Wednesday, June 01, 2005

Honesty

Last nite I was extremely pissed at CG. What did he do... really? My opinion on it.. is that he ommited something very important that he should of told me. He's been telling me that today, he is going to visit a "friend" in jail.. What he conviently decided not to tell me was that he was previously in a relationship with this women.. A women, who although young, has it seems.. to really fuck up her life. A drug addict, and women who continues to allow herself to be abused, mostly it seems because of her drug addiction. And to top that off, it was more recently than he led me to believe. Less than two months ago...or so. He says it wasn't really that serious..but... he's going to see her because he cares, and she had noone.. Her dad is an addict as well...
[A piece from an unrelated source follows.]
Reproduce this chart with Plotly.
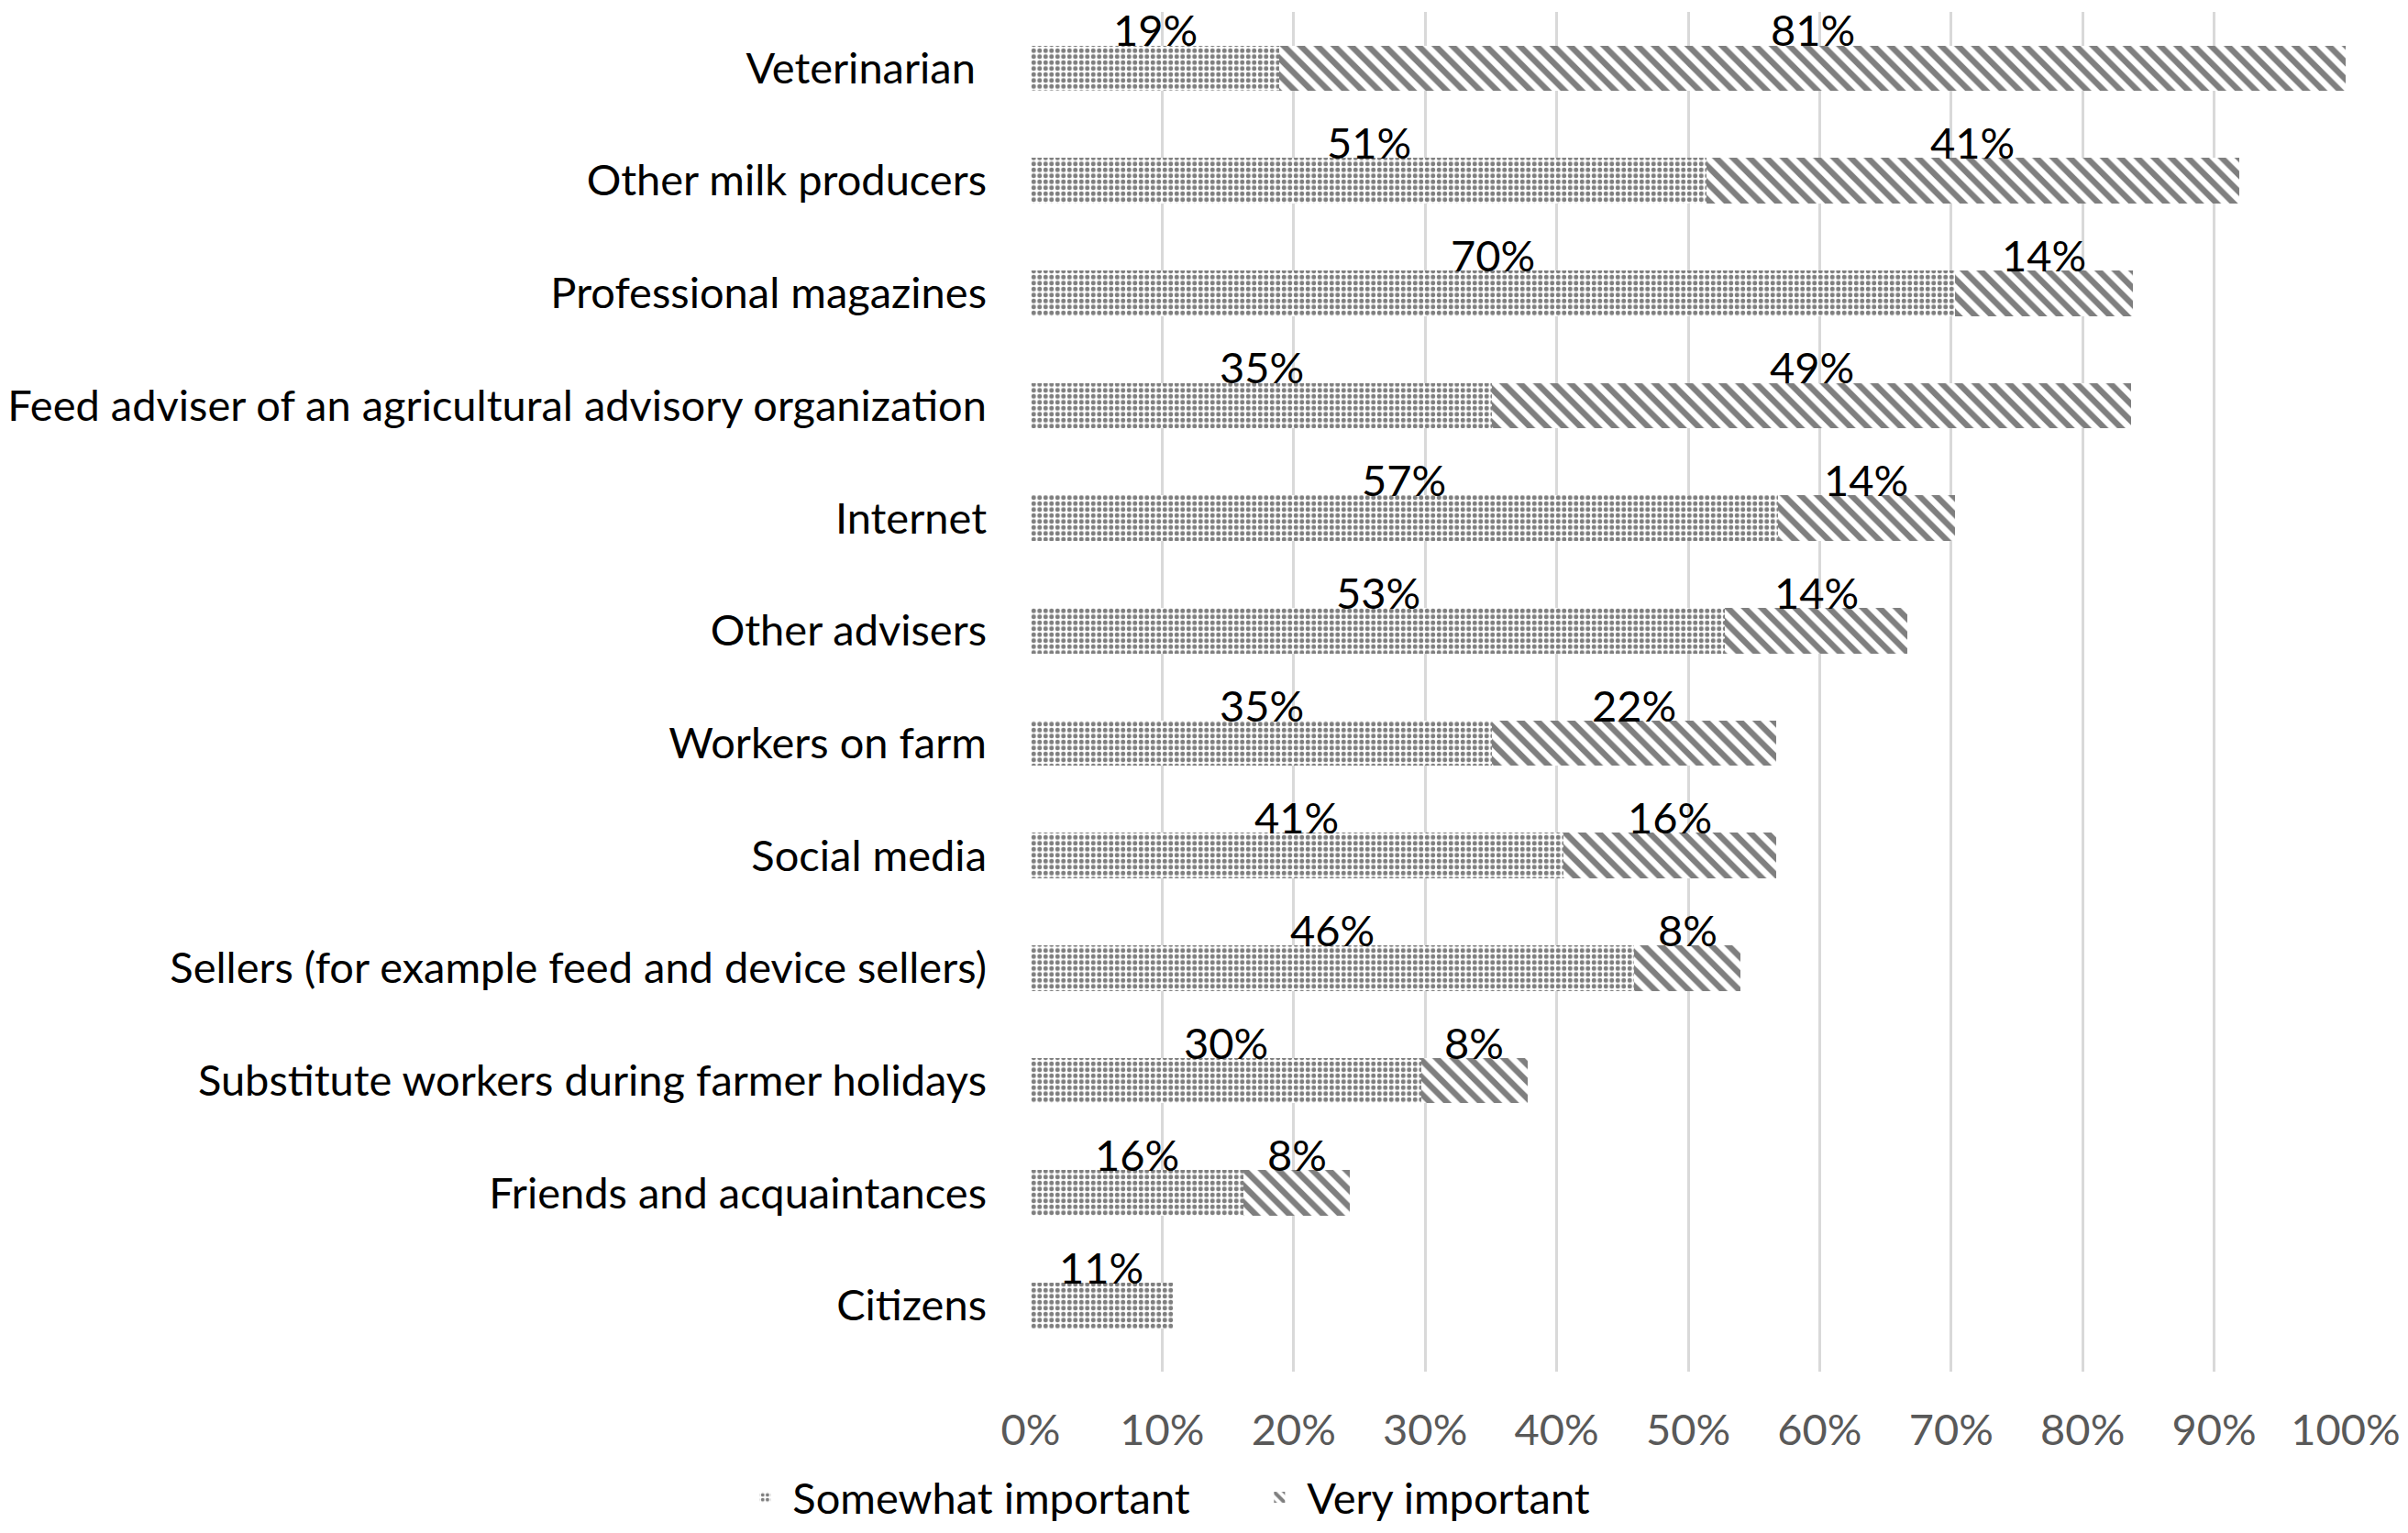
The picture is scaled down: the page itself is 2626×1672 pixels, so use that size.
import plotly.graph_objects as go

categories = [
    "Veterinarian ",
    "Other milk producers",
    "Professional magazines",
    "Feed adviser of an agricultural advisory organization",
    "Internet",
    "Other advisers",
    "Workers on farm",
    "Social media",
    "Sellers (for example feed and device sellers)",
    "Substitute workers during farmer holidays",
    "Friends and acquaintances",
    "Citizens",
]
somewhat = [18.9, 51.4, 70.3, 35.1, 56.8, 52.8, 35.1, 40.5, 45.9, 29.7, 16.2, 10.8]
very = [81.1, 40.5, 13.5, 48.6, 13.5, 13.9, 21.6, 16.2, 8.1, 8.1, 8.1, 0.0]
x_ticks = [0, 10, 20, 30, 40, 50, 60, 70, 80, 90, 100]
x_tick_labels = [f"{t}%" for t in x_ticks]

FONT = "Lato"
FS = 47


def pct(v):
    return f"{int(v + 0.5)}%"


fig = go.Figure()
fig.add_trace(go.Bar(
    y=categories, x=somewhat, orientation="h", name="Somewhat important",
    marker=dict(color="white", line=dict(width=0),
                pattern=dict(shape=".", fgcolor="black", bgcolor="white", size=6.5, solidity=0.45)),
))
fig.add_trace(go.Bar(
    y=categories, x=very, orientation="h", name="Very important",
    marker=dict(color="white", line=dict(width=0),
                pattern=dict(shape="\\", fgcolor="black", bgcolor="white", size=13, solidity=0.5)),
))

annotations = []
for cat, s, v in zip(categories, somewhat, very):
    if s > 0:
        annotations.append(dict(x=s / 2, y=cat, text=pct(s), showarrow=False,
                                yshift=42, font=dict(family=FONT, size=FS, color="black")))
    if v > 0:
        annotations.append(dict(x=s + v / 2, y=cat, text=pct(v), showarrow=False,
                                yshift=42, font=dict(family=FONT, size=FS, color="black")))

fig.update_layout(
    barmode="stack",
    bargap=0.595,
    width=2626, height=1672,
    margin=dict(l=1124, r=68, t=13, b=176),
    paper_bgcolor="white", plot_bgcolor="white",
    font=dict(family=FONT, size=FS, color="black"),
    annotations=annotations,
    legend=dict(orientation="h", xref="container", yref="container", x=0.3063, y=0.023,
                xanchor="left", yanchor="middle", font=dict(family=FONT, size=FS, color="black"),
                itemwidth=50, traceorder="normal", entrywidth=496, entrywidthmode="pixels"),
)
fig.update_xaxes(range=[0, 100], tickvals=x_ticks, ticktext=x_tick_labels, automargin=False,
                 showgrid=True, gridcolor="#d9d9d9", gridwidth=2.5, zeroline=False,
                 showline=False, ticks="", ticklabelstandoff=32,
                 tickfont=dict(family=FONT, size=FS, color="#595959"))
fig.update_yaxes(autorange="reversed", showgrid=False, showline=False, ticks="", automargin=False,
                 ticklabelstandoff=47, tickfont=dict(family=FONT, size=FS, color="black"))

fig.write_html("out.html", config={"displayModeBar": False},
               post_script="document.body.style.margin='0';")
I'm not sure my feelings on this. Last nite, I was glad he wanted to break up with me. I was hurt, angry and frustrated. Today we talked, although I called him first as I always seem to do. I feel a bit better, as he emailed me as well to tell me this story, one I had no idea about. What pissed me off more was he told me that they didn't really break up, just that he didn't see her any longer. I was more pissed, because of the fact that he decided to break up with me, just before he's going to see her. It makes it too convient.. if you know what I mean.

On top of that, I chatted for a few minutes with T., which I haven't talked to.. in months it seems.... and all he did was confuse me. Part of it stressed me out, because I feel like he never really wanted to be with me. Yes.. I do desire to be wanted... and part of me.. just wants him to want me regardless of the fact that we won't be together again. Also its wierd, for a man to turn me down for sex... and he has.. even though I only partly joke about it. Thing is, if he came up, or he invited me down.. I'd be more than happy to take advantage of him.

I know relationships aren't about sex, but its something I enjoy. Something that gives me a seratonin increase... and makes me feel good. I love the pleasure of a loving partner, that wants to please me.